--- START OF Excerpted records ---

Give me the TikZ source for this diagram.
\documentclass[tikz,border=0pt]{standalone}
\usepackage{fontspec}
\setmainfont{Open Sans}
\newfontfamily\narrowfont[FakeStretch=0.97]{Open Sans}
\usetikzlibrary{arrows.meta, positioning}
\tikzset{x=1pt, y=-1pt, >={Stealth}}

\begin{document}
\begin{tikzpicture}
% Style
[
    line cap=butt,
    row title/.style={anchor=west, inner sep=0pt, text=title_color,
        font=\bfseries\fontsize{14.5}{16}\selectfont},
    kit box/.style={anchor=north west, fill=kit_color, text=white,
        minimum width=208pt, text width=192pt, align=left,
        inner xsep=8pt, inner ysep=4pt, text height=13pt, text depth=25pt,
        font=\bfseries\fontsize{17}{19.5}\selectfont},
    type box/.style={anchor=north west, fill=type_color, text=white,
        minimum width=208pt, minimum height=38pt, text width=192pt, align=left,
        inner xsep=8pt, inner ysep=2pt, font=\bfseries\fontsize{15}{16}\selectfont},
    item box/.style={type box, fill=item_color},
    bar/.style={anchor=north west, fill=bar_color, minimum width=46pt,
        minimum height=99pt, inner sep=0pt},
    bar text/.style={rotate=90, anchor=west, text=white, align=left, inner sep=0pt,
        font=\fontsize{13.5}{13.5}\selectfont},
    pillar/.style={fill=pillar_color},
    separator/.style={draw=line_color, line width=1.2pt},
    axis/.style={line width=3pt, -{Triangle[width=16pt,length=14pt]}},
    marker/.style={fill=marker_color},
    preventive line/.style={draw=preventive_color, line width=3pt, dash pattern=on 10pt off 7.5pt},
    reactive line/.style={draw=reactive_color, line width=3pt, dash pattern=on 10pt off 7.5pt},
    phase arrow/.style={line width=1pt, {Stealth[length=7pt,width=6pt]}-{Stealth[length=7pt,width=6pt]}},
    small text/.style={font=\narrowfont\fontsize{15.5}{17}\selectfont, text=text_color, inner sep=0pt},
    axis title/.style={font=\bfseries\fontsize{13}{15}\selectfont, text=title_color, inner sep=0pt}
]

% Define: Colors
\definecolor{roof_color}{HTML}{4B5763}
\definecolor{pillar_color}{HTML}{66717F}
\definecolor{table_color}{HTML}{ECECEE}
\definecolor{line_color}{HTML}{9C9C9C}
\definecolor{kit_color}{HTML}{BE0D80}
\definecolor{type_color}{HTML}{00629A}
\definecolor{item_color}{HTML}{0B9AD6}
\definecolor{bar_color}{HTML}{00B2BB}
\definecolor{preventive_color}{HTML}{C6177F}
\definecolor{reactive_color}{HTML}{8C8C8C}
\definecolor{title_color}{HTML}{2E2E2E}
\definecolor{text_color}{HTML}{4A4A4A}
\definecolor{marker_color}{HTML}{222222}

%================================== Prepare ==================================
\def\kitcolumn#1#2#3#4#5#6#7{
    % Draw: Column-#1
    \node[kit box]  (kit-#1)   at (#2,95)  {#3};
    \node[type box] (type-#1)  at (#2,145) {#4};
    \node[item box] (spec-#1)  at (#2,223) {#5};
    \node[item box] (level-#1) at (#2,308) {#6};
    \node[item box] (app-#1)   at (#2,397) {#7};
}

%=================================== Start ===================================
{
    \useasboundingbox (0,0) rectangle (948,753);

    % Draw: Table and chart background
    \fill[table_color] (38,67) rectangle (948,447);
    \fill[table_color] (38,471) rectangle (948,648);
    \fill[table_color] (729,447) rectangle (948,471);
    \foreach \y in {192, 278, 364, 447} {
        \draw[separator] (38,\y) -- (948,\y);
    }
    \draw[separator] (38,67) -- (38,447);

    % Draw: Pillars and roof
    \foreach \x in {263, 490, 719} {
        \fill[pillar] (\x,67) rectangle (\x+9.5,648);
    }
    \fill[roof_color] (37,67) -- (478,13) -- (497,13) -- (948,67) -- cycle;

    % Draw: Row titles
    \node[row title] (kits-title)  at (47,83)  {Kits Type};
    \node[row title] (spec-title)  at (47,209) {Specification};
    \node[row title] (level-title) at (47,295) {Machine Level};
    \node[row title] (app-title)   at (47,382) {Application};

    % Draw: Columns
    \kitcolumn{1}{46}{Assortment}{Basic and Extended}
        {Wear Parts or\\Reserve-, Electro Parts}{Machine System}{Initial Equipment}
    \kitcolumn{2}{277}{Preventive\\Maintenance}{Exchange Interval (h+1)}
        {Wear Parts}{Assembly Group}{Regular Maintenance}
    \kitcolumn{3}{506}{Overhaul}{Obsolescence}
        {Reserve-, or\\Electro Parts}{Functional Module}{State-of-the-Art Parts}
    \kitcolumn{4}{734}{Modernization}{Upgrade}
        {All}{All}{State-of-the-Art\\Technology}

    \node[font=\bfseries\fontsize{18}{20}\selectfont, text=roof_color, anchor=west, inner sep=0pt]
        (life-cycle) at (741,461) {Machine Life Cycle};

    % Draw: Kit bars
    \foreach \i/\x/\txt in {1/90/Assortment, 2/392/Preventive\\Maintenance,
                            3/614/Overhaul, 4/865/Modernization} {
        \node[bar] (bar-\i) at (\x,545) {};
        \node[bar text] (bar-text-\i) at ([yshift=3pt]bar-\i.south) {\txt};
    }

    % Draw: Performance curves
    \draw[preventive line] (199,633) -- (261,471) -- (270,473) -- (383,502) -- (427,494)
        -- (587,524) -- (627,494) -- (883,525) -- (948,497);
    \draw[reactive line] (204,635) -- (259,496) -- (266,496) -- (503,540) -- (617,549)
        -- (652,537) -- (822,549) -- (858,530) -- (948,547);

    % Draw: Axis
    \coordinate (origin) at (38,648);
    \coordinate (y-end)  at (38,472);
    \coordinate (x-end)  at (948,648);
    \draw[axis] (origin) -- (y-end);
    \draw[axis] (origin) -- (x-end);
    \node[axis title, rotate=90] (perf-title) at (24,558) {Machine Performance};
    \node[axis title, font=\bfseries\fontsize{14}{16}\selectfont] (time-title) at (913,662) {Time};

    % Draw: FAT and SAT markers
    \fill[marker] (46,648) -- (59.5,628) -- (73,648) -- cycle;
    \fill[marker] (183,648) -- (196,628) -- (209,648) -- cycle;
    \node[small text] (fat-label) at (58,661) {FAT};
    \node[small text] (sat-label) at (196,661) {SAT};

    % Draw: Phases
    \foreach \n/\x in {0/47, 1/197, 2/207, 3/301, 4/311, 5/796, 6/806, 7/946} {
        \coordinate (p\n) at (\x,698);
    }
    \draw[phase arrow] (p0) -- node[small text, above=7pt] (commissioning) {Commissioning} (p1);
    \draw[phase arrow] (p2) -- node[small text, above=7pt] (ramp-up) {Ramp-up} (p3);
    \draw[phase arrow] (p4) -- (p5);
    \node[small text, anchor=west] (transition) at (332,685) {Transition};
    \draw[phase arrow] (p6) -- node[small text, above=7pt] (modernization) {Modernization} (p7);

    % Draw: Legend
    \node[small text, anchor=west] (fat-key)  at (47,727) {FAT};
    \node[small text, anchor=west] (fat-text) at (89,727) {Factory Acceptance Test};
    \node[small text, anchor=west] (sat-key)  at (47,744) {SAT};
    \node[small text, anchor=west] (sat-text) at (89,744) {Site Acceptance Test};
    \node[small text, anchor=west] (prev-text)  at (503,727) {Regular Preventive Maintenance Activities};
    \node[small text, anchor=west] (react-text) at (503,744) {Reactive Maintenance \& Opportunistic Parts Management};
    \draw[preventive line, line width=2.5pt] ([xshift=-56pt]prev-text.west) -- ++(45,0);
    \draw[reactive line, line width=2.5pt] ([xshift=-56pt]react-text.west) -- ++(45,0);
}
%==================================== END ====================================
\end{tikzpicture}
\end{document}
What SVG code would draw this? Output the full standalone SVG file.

--- END OF Excerpted records ---

> What is being asked: Your answer should be one number: how many lines of the listing include the word "this".

> Output: 2